> **CHALLENGE**
Repeat, exactly and only, the lines from the beginning of the data through the line with "plt.rcParams['mathtext.it'] = 'Liberation". Pictures are left out.

□ □ □

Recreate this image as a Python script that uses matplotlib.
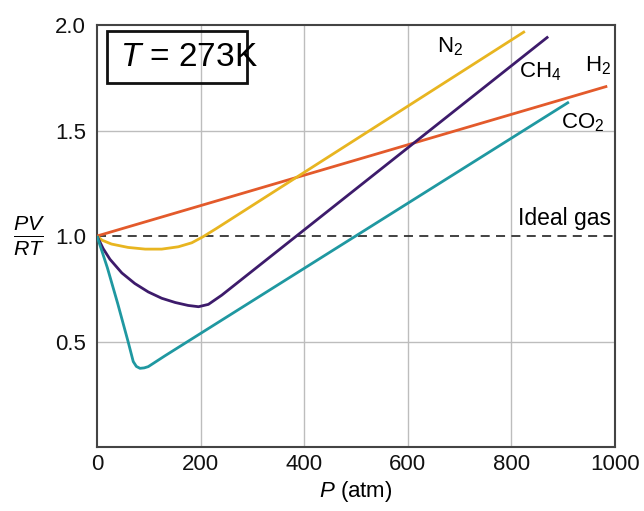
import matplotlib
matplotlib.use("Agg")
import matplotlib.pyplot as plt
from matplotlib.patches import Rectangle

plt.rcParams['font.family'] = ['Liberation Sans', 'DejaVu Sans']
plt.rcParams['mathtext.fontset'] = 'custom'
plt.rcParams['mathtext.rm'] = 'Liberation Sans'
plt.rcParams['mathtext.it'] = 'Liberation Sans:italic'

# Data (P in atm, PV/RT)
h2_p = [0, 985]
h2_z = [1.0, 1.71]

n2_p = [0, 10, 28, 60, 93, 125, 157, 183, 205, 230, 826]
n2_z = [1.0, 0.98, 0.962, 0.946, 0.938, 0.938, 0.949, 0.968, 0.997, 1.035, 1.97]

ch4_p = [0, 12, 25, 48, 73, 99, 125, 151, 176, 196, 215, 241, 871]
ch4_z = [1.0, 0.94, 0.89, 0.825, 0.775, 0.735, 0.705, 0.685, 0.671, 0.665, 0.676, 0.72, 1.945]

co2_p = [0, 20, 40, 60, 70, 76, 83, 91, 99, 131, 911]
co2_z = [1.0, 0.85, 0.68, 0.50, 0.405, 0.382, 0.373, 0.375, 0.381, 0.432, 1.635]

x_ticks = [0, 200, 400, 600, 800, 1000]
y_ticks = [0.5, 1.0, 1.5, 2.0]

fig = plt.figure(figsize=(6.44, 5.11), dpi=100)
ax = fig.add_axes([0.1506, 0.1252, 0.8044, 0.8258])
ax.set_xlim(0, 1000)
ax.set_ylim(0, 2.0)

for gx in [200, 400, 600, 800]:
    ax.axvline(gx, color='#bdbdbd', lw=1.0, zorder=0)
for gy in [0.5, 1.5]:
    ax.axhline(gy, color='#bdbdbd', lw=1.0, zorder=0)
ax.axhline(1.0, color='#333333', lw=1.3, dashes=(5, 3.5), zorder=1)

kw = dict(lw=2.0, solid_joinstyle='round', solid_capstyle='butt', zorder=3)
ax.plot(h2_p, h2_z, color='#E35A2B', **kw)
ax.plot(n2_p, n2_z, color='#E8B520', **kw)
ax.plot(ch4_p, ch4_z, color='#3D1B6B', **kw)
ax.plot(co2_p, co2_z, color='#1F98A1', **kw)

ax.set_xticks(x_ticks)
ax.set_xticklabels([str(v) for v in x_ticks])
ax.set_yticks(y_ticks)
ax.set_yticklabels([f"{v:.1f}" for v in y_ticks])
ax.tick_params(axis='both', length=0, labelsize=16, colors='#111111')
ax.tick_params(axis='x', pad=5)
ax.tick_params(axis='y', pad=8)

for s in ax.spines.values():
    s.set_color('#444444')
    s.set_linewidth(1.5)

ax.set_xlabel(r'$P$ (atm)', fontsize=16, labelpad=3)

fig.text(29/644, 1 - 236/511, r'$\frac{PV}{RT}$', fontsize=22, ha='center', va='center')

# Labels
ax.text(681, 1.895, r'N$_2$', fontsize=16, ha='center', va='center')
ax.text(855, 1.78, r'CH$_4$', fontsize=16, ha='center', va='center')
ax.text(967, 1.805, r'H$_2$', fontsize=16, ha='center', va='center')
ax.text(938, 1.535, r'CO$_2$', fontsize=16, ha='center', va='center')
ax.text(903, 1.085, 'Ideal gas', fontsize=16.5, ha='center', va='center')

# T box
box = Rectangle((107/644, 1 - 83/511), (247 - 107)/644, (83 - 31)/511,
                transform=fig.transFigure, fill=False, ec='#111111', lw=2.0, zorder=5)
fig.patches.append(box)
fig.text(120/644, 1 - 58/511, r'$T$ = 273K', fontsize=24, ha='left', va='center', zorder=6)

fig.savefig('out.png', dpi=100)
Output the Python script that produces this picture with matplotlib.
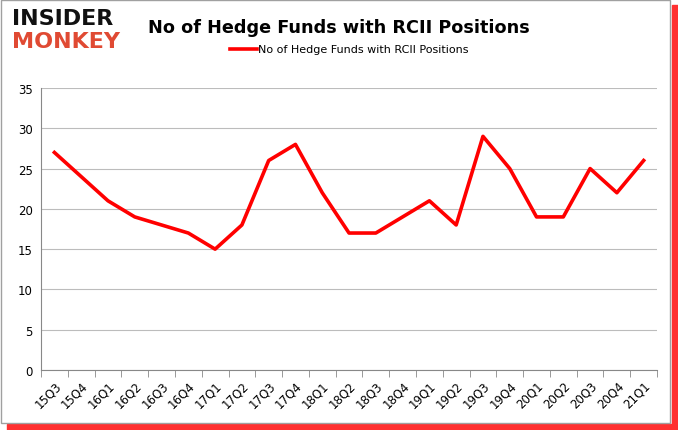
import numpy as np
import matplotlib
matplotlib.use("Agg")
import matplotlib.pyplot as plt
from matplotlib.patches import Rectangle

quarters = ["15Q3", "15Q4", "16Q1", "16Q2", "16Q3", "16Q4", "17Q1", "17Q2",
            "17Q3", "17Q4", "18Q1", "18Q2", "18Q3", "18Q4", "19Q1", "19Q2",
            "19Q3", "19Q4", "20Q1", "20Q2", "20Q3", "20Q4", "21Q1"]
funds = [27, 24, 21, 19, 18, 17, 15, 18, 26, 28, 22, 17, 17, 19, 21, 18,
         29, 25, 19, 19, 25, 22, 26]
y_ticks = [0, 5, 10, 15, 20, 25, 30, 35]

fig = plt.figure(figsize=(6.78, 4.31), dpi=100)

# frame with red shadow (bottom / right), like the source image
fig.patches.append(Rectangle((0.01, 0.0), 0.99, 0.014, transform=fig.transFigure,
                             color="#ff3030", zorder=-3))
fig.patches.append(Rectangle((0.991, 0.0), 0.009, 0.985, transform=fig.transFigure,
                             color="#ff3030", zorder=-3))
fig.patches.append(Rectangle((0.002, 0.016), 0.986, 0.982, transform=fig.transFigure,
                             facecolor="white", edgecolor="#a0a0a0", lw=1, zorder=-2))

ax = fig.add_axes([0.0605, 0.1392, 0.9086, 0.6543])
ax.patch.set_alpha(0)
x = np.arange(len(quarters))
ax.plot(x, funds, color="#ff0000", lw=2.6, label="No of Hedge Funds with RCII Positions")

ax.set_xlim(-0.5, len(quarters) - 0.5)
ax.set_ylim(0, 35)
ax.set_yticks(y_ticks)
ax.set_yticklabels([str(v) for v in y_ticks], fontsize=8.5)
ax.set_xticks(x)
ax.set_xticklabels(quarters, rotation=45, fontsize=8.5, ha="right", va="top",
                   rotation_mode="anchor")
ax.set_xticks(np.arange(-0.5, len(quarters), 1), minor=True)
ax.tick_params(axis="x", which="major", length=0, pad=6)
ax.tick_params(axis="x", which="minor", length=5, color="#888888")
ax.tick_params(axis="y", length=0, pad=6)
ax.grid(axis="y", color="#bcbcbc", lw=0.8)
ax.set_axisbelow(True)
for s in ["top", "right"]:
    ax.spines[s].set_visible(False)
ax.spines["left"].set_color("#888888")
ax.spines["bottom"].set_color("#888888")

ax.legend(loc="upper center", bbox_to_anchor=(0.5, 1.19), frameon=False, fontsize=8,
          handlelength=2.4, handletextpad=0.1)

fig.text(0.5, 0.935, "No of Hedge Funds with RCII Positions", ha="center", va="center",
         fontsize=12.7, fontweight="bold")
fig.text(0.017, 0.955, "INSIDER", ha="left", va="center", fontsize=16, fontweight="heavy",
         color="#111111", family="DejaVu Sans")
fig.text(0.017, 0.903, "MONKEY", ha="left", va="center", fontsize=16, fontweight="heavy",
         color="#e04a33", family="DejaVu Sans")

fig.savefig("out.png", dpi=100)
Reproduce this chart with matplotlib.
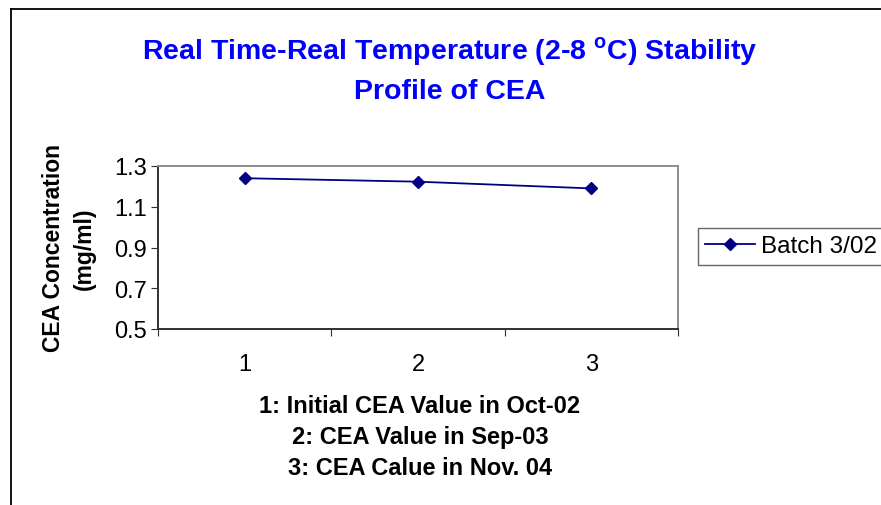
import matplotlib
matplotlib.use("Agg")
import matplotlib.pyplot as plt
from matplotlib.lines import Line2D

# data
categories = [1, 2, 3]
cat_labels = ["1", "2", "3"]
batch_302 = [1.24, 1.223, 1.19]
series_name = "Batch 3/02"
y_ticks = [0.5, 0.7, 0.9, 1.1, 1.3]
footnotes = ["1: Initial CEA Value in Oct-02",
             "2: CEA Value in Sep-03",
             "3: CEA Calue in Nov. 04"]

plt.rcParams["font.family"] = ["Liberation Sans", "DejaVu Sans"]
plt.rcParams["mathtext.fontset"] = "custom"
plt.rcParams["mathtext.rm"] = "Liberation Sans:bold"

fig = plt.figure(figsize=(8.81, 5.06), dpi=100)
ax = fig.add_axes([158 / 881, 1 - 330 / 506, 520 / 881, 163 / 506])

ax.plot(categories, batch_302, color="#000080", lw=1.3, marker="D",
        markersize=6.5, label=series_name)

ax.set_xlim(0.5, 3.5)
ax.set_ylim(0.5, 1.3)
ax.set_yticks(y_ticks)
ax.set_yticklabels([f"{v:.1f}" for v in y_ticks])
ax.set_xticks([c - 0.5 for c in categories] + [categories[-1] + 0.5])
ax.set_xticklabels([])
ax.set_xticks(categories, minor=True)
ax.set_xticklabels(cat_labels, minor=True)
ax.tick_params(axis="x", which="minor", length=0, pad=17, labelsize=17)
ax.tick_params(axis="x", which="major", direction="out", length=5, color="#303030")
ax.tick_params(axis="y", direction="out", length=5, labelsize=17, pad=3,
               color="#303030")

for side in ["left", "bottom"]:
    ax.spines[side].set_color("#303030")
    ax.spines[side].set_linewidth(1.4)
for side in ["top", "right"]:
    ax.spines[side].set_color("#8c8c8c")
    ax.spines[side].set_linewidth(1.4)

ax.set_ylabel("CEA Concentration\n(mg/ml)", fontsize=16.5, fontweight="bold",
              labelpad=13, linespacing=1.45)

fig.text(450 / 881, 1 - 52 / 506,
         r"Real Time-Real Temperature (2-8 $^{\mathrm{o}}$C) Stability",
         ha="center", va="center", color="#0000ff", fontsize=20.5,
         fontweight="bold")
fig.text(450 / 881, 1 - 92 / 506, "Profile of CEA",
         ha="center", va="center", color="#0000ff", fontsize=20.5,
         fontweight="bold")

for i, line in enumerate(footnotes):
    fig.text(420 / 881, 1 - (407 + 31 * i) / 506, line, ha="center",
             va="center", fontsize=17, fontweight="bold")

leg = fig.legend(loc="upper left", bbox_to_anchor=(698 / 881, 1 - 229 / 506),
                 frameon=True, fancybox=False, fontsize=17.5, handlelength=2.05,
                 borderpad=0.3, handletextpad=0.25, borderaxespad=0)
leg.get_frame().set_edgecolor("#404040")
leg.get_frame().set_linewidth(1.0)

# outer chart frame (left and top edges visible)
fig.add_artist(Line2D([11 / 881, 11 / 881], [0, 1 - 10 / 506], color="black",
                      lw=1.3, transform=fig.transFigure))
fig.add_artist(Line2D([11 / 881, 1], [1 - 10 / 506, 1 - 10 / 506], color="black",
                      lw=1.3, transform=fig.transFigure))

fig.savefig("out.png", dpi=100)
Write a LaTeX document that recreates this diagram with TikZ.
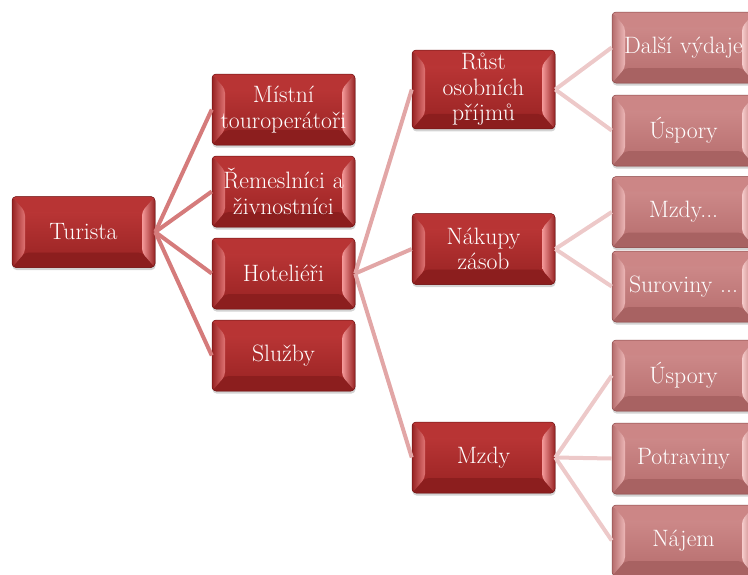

□ □ □

> **SOLUTION**
Recreate this image as a Python script that uses matplotlib.
import matplotlib
matplotlib.use("Agg")
import matplotlib.pyplot as plt
from matplotlib.patches import Rectangle

plt.rcParams['font.family'] = ['Liberation Sans', 'DejaVu Sans']
plt.rcParams['mathtext.fontset'] = 'custom'
plt.rcParams['mathtext.rm'] = 'Liberation Sans'
plt.rcParams['mathtext.it'] = 'Liberation Sans:italic'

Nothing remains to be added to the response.